Given data.
◇ ◇ ◇

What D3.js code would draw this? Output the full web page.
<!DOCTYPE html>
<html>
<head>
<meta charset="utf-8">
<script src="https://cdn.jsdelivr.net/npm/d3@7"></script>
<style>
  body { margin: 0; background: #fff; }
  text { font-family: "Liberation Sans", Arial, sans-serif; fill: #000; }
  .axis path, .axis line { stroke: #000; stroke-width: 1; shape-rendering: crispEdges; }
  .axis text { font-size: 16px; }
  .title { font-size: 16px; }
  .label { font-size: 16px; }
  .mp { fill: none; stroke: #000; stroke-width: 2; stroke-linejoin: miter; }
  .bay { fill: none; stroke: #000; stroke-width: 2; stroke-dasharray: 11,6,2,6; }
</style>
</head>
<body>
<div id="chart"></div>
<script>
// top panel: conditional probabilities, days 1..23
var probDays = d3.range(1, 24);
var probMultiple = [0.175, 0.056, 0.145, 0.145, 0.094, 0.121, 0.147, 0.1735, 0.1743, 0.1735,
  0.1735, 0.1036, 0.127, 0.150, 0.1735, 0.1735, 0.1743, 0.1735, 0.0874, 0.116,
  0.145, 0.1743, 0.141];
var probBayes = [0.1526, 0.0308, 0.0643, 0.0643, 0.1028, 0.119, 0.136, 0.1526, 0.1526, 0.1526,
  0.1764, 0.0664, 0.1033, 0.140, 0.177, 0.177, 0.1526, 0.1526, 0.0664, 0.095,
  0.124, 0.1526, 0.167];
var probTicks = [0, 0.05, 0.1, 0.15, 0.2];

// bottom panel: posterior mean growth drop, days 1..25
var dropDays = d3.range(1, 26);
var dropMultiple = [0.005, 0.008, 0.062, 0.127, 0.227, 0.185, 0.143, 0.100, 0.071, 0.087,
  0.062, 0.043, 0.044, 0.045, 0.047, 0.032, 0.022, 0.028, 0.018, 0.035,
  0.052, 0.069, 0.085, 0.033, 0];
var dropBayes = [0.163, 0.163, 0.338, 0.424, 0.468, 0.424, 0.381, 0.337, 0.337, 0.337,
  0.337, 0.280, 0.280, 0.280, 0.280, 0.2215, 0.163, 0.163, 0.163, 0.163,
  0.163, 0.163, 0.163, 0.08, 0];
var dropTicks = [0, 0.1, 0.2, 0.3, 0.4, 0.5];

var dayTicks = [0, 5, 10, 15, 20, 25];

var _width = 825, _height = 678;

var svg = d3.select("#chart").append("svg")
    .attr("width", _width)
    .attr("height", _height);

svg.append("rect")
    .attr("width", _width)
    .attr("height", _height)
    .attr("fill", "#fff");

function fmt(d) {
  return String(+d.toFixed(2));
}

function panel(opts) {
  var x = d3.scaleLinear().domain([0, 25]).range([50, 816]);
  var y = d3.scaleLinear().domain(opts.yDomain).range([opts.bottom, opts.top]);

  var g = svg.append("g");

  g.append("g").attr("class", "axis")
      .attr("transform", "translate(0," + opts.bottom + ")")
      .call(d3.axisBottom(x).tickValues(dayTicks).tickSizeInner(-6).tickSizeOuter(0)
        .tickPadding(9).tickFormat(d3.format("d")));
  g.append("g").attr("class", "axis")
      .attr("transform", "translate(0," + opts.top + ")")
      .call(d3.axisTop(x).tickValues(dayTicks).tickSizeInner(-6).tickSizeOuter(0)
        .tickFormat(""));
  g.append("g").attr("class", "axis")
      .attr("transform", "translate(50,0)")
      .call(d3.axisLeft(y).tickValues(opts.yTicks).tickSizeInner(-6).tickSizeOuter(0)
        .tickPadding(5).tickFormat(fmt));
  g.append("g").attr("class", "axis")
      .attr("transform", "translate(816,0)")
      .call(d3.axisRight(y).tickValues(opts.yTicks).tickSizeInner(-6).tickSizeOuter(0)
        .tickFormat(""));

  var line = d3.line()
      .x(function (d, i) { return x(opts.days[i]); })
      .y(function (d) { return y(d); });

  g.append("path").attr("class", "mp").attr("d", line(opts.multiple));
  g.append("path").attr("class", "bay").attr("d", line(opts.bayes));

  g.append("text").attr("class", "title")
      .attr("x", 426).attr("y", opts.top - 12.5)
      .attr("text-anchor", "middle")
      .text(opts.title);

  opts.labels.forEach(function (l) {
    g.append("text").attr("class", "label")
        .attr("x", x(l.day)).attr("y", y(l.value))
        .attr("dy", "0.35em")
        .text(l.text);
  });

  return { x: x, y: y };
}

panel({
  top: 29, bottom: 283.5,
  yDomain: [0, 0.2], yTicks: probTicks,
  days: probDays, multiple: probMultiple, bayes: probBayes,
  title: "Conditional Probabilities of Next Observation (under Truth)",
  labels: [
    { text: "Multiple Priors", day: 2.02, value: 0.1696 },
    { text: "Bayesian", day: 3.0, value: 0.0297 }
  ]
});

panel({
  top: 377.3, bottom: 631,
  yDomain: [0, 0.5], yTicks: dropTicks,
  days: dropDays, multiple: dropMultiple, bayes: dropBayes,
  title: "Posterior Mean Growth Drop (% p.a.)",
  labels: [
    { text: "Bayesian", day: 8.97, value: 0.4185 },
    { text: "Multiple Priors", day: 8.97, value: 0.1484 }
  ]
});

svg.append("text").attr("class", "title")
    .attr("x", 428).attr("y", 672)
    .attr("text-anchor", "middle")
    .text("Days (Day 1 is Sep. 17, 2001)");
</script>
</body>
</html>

◇ ◇ ◇

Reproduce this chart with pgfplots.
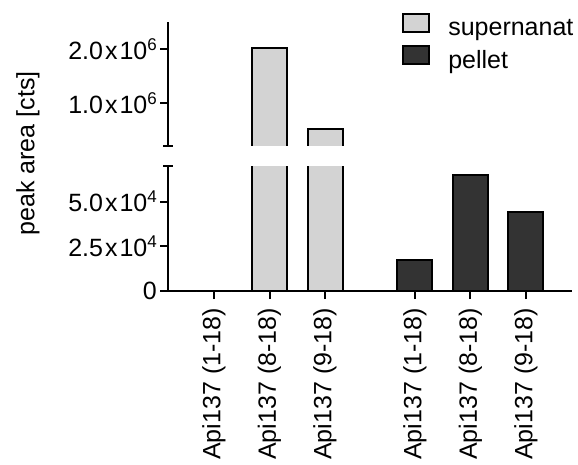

◇ ◇ ◇

Short problem. Pull out the lines above in which the word "chart" appears.

The completed task.
<div id="chart"></div>
var svg = d3.select("#chart").append("svg")
Reproduce this chart with pgfplots.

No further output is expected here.